Charlie Moore was drafted by the Brewers upon graduating high school in Birmingham, Alabama in ’71. He hit .297 that summer in A ball and .259 the next at the same level. In ’73 he combined for a .269 season with 15 homers and 70 RBI’s between Double A and Triple A – he hit better at the higher level – before making his September debut. He then spent the next three seasons backing up Darrell Porter behind the plate and initially doing some DH work. In ’75 Charlie hit well to open the season – he would hit .290 on the year – so the team also had him play in the outfield to keep his bat in the line-up. But Charlie had a tough time out there and in ’76 his average fell 100 points, partly in response. In ’77 Porter was traded to Kansas City and Charlie got the starting catcher role, upped his average nearly 60 points, but had a bad defensive season – he led the AL in errors and passed balls – as his skills seemed to have left him while he was in the outfield. In ’78 Buck Rodgers began to work with Charlie on restoring his defense and while that year he would lose his starting status to Buck Martinez, his catching improved markedly as did his offense, as he hit .269, .300, and .291 the next three years. He also recaptured the starting role in ’79 and ’80. Prior to the ’81 season the Brewers picked up Ted Simmons in a huge trade and though Charlie hit .301 he played behind Simmons and also did some outfield work. He was far more successful in that role than earlier and for the next three seasons he would play primarily in right where he shone defensively, once leading the AL in double plays, and once in putouts. He hit .254 in ’82 and .284 the following year and in between had an excellent post-season in the Series run. He missed time in ’84 to a knee injury and in ’85 returned to the starting role behind the plate. He split time in that role in ’86 and then finished out his career with Toronto in ’87 doing his dual thing. Charlie hit .261 for his career with 43 triples, 36 homers, and 408 RBI’s. In the post-season he hit .354 in 16 games. Following his playing career he returned to the Birmingham area where he has since been a salesman in various industries.

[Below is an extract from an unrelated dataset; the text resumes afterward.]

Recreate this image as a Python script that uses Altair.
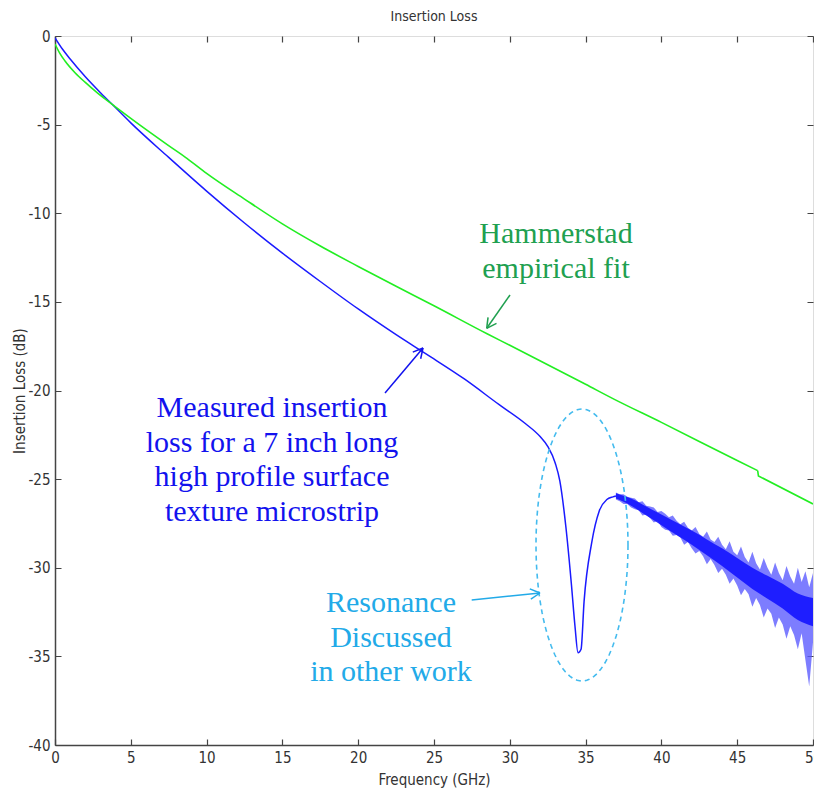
import math
import altair as alt
import pandas as pd

# ---------------- data ----------------
# smooth part of the measured insertion loss
meas_freq = [0, 0.5, 1, 2, 3, 4, 5, 7.5, 10, 12.5, 15, 17.5, 20, 22.5, 24.5, 27, 29.3,
             31, 32, 32.5, 33, 33.3, 33.7, 34.06, 34.3, 34.5, 34.7, 34.9, 35.4, 35.9,
             36.4, 36.8, 37.0]
meas_loss = [-0.1, -0.75, -1.3, -2.3, -3.2, -4.05, -4.9, -6.85, -8.75, -10.55, -12.25,
             -13.85, -15.4, -16.85, -17.95, -19.35, -20.8,
             -21.85, -22.6, -23.15, -24.1, -25.1, -27.7, -30.9, -33.3, -34.8, -34.6, -31.9,
             -28.6, -26.8, -26.15, -26.0, -25.95]

# noisy tail of the measured insertion loss: upper / lower excursions of the trace
noise_freq = [37.0, 37.25, 37.5, 37.75, 38.0, 38.25, 38.5, 38.75, 39.0, 39.25, 39.5, 39.75,
              40.0, 40.25, 40.5, 40.75, 41.0, 41.25, 41.5, 41.75, 42.0, 42.25, 42.5, 42.75,
              43.0, 43.25, 43.5, 43.75, 44.0, 44.25, 44.5, 44.75, 45.0, 45.25, 45.5, 45.75,
              46.0, 46.25, 46.5, 46.75, 47.0, 47.25, 47.5, 47.75, 48.0, 48.25, 48.5, 48.75,
              49.0, 49.25, 49.5, 49.75, 50.0]
noise_hi = [-25.75, -25.85, -25.85, -26.00, -26.05, -26.10, -26.30, -26.25, -26.50, -26.55,
            -26.60, -26.85, -26.80, -26.95, -27.15, -27.05, -27.35, -27.55, -27.40, -27.75,
            -27.90, -27.70, -28.10, -28.25, -27.95, -28.40, -28.55, -28.25, -28.70, -28.95,
            -28.50, -29.10, -29.30, -28.80, -29.40, -29.70, -29.10, -29.75, -30.10, -29.45,
            -30.00, -30.40, -29.70, -30.30, -30.70, -29.90, -30.50, -30.90, -30.00, -30.80,
            -30.20, -31.10, -30.30]
noise_lo = [-26.15, -26.25, -26.40, -26.40, -26.60, -26.70, -26.75, -27.05, -27.00, -27.20,
            -27.45, -27.35, -27.70, -27.85, -27.90, -28.20, -28.15, -28.30, -28.70, -28.55,
            -28.90, -29.20, -29.05, -29.35, -29.80, -29.50, -29.85, -30.30, -30.05, -30.40,
            -30.90, -30.60, -31.00, -31.55, -31.20, -31.50, -32.20, -31.70, -32.10, -32.80,
            -32.30, -32.60, -33.40, -32.80, -33.20, -34.00, -33.30, -33.80, -34.60, -33.70,
            -35.20, -36.70, -34.20]

# dense core of the noisy trace
core_freq = [37, 38, 39, 40, 41, 42, 43, 44, 45, 46, 47, 48, 49, 50]
core_hi = [-25.8, -26.1, -26.55, -27.0, -27.45, -27.9, -28.4, -28.9, -29.45, -30.0,
           -30.45, -30.9, -31.45, -31.7]
core_lo = [-26.1, -26.5, -27.05, -27.6, -28.15, -28.7, -29.3, -29.9, -30.55, -31.2,
           -31.75, -32.3, -32.95, -33.3]

# Hammerstad empirical fit: smooth part up to the small step, then the part after it
fit_freq = [0, 0.3, 0.66, 1.32, 2, 2.64, 3.3, 3.96, 5, 6.2, 7.47, 8.7, 10, 12.5, 15, 17.5,
            20, 22.5, 25, 28.5, 30, 35, 36.9, 40, 45, 46.35]
fit_loss = [-0.45, -0.95, -1.41, -2.07, -2.62, -3.1, -3.55, -3.98, -4.65, -5.4, -6.17,
            -6.9, -7.75, -9.2, -10.6, -11.85, -13.0, -14.12, -15.22, -16.8, -17.45,
            -19.65, -20.5, -21.8, -23.95, -24.52]
fit2_freq = [46.35, 46.4, 50]
fit2_loss = [-24.52, -24.82, -26.4]

x_ticks = list(range(0, 51, 5))
y_ticks = list(range(-40, 1, 5))

# ---------------- layout helpers ----------------
X0, Y0, W, H = 55, 36, 758, 709
XMAX, YMIN = 50, -40


def fx(px):
    return (px - X0) / W * XMAX


def fy(py):
    return (py - Y0) / H * YMIN


AXFONT = "DejaVu Sans Condensed"
SERIF = "Liberation Serif"

xs = alt.Scale(domain=[0, XMAX], nice=False, zero=False)
ys = alt.Scale(domain=[YMIN, 0], nice=False, zero=False)

xax = alt.Axis(values=x_ticks, title="Frequency (GHz)", grid=True,
               gridDash=[6, H - 12, 6, 3000], gridColor="#444", gridWidth=1.2,
               gridOpacity=1, ticks=False, domainColor="#444", domainWidth=1.5,
               labelFont=AXFONT, labelFontSize=15, labelColor="#333", labelPadding=5,
               labelFlush=False, labelOverlap=False, labelBound=False,
               labelExpr="replace(datum.label, '\u2212', '-')",
               titleFont=AXFONT, titleFontSize=15, titleColor="#333",
               titleFontWeight="normal", titleX=W / 2, titleY=27,
               titleBaseline="top", format="d")
yax = alt.Axis(values=y_ticks, title="Insertion Loss (dB)", grid=True,
               gridDash=[6, W - 12, 6, 3000], gridColor="#444", gridWidth=1.2,
               gridOpacity=1, ticks=False, domainColor="#444", domainWidth=1.5,
               labelFont=AXFONT, labelFontSize=15, labelColor="#333", labelPadding=5,
               labelFlush=False, labelOverlap=False,
               labelExpr="replace(datum.label, '\u2212', '-')",
               titleFont=AXFONT, titleFontSize=15, titleColor="#333",
               titleFontWeight="normal", titleX=-28, titleY=H / 2,
               titleBaseline="bottom", titleAngle=270, format="d")


def X(field):
    return alt.X(field, scale=xs, axis=xax)


def Y(field):
    return alt.Y(field, scale=ys, axis=yax)


meas_df = pd.DataFrame({"f": meas_freq, "v": meas_loss})
noise_df = pd.DataFrame({"f": noise_freq, "hi": noise_hi, "lo": noise_lo})
core_df = pd.DataFrame({"f": core_freq, "hi": core_hi, "lo": core_lo})
fit_df = pd.DataFrame({"f": fit_freq, "v": fit_loss})
fit2_df = pd.DataFrame({"f": fit2_freq, "v": fit2_loss})

noise = alt.Chart(noise_df).mark_area(color="#5c5cff", opacity=0.8, clip=True).encode(
    x=X("f:Q"), y=Y("hi:Q"), y2="lo:Q")
core = alt.Chart(core_df).mark_area(color="#1414ff", opacity=0.9, clip=True,
                                     interpolate="monotone").encode(
    x=X("f:Q"), y=Y("hi:Q"), y2="lo:Q")
meas = alt.Chart(meas_df).mark_line(color="#1a1aff", strokeWidth=1.5, clip=True,
                                     interpolate="monotone").encode(
    x=X("f:Q"), y=Y("v:Q"))
fit = alt.Chart(fit_df).mark_line(color="#22ee22", strokeWidth=1.6, clip=True,
                                   interpolate="monotone").encode(
    x=X("f:Q"), y=Y("v:Q"))
fit2 = alt.Chart(fit2_df).mark_line(color="#22ee22", strokeWidth=1.6, clip=True).encode(
    x=X("f:Q"), y=Y("v:Q"))

# dashed ellipse around resonance (pixel centre/radii converted to data units)
ecx, ecy, erx, ery = 582, 545, 46, 136
ell_rows = []
for i in range(0, 121):
    t = 2 * math.pi * i / 120
    ell_rows.append({"i": i, "f": fx(ecx + erx * math.cos(t)),
                     "v": fy(ecy + ery * math.sin(t))})
ell = alt.Chart(pd.DataFrame(ell_rows)).mark_line(
    color="#44bbee", strokeWidth=1.6, strokeDash=[5, 4]).encode(
    x=X("f:Q"), y=Y("v:Q"), order="i:Q")


def arrow(tail_pt, tip, color, L=11, ang=28):
    dx, dy = tail_pt[0] - tip[0], tail_pt[1] - tip[1]
    a = math.atan2(dy, dx)
    segs = [(tail_pt, tip)]
    for s in (-1, 1):
        b = a + s * math.radians(ang)
        segs.append((tip, (tip[0] + L * math.cos(b), tip[1] + L * math.sin(b))))
    return [dict(x=fx(p[0]), y=fy(p[1]), x2=fx(q[0]), y2=fy(q[1]), c=color)
            for p, q in segs]


GREEN_T = "#20a050"
BLUE_T = "#1212ee"
LBLUE_T = "#22aae8"

arrow_rows = (arrow((510, 295), (486.7, 328.3), GREEN_T)
              + arrow((385, 393), (423, 348), BLUE_T)
              + arrow((471.7, 600), (540, 593), LBLUE_T))
arrows = alt.Chart(pd.DataFrame(arrow_rows)).mark_rule(strokeWidth=1.5).encode(
    x=X("x:Q"), y=Y("y:Q"), x2="x2:Q", y2="y2:Q",
    color=alt.Color("c:N", scale=None))

notes = pd.DataFrame([
    {"x": fx(556), "y": fy(243), "t": "Hammerstad\nempirical fit", "c": GREEN_T},
    {"x": fx(272), "y": fy(417),
     "t": "Measured insertion\nloss for a 7 inch long\nhigh profile surface\ntexture microstrip",
     "c": BLUE_T},
    {"x": fx(391), "y": fy(612), "t": "Resonance\nDiscussed\nin other work", "c": LBLUE_T},
])
texts = alt.Chart(notes).mark_text(
    font=SERIF, fontSize=30, lineHeight=34.5, lineBreak="\n",
    align="center", baseline="alphabetic").encode(
    x=X("x:Q"), y=Y("y:Q"), text="t:N",
    color=alt.Color("c:N", scale=None))

# chart title, placed above the plot frame
title = alt.Chart(pd.DataFrame({"t": ["Insertion Loss"]})).mark_text(
    font=AXFONT, fontSize=14, color="#333", align="center", baseline="middle").encode(
    x=alt.value(W / 2), y=alt.value(-19), text="t:N")

chart = alt.layer(noise, core, meas, fit, fit2, ell, arrows, texts, title).properties(
    width=W, height=H,
    padding={"left": X0, "top": Y0, "right": 1, "bottom": 791 - Y0 - H},
    autosize=alt.AutoSizeParams(type="none"),
).configure_view(stroke="#444", strokeWidth=1.5).configure(background="white")

chart.save("out.html", embed_options={"renderer": "svg", "actions": False})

This is technically not the rookie card of Sergio Robles as he had another one in the ’73 set. Sergio was a pretty little guy and a big deal catcher in his native Mexico. Signed by the Dodgers after being scouted playing for state teams below the border in ’68 he spent the next three seasons in A ball where he hit a combined .264 and was an excellent fielder. In ’71 he moved up to Triple A where he hit .265 before being traded to Baltimore as part of the package that moved Frank Robinson to LA. He hit .266 in ’72 before making his MLB debut that August but fell to .207 in ’73, the year he saw his most action in Baltimore. He then spent ’74 playing in Mexico City before being sold to St. Louis prior to the ’75 season. After hitting .217 in Triple A that year he spent ’76 in both the St. Louis and LA organization, and put in his final MLB time that year for the Dodgers. He then returned to Mexico where he would continue to play ball year-round for the next ten years. He finished in The States with a .095 MLB average and hit .251 in the minors. He has managed and coached in Mexico for much of the time since. He has s SABR bio.

We get 21 MLB seasons out of this group and that parenthetical name of Sergio’s looks familiar but I do not believe he and Fernando are related. Lundstedt was certainly tall for a catcher.

Let’s see how we do for the hook-up. From the last card we start with the ’74 Twins:

1. Rod Carew was on the ’74 Twins;
2. Carew and Jose Morales or Bombo Rivera ’78 Twins;
3. Rivera and Morales and Barry Foote ’74 to ’76 Expos.

Each of Lundstedt and Robles only got tiny MLB at bats but we make them count:

1. Barry Foote and Andre Thornton (coming up) ’76 Expos;
2. Thornton and Tom Lundstedt ’74 Cubs;
3. Lundstedt and Larry Hisle ’75 Twins;
4. Hisle and Charlie Moore ’78 to ’82 Brewers;
5. Moore and Bill Travers ’73 to ’80 Brewers;
6. Travers and Bobby Grich ’81 and ’83 Angels;
7. Grich and Sergio Robles ’72 to ’73 Orioles.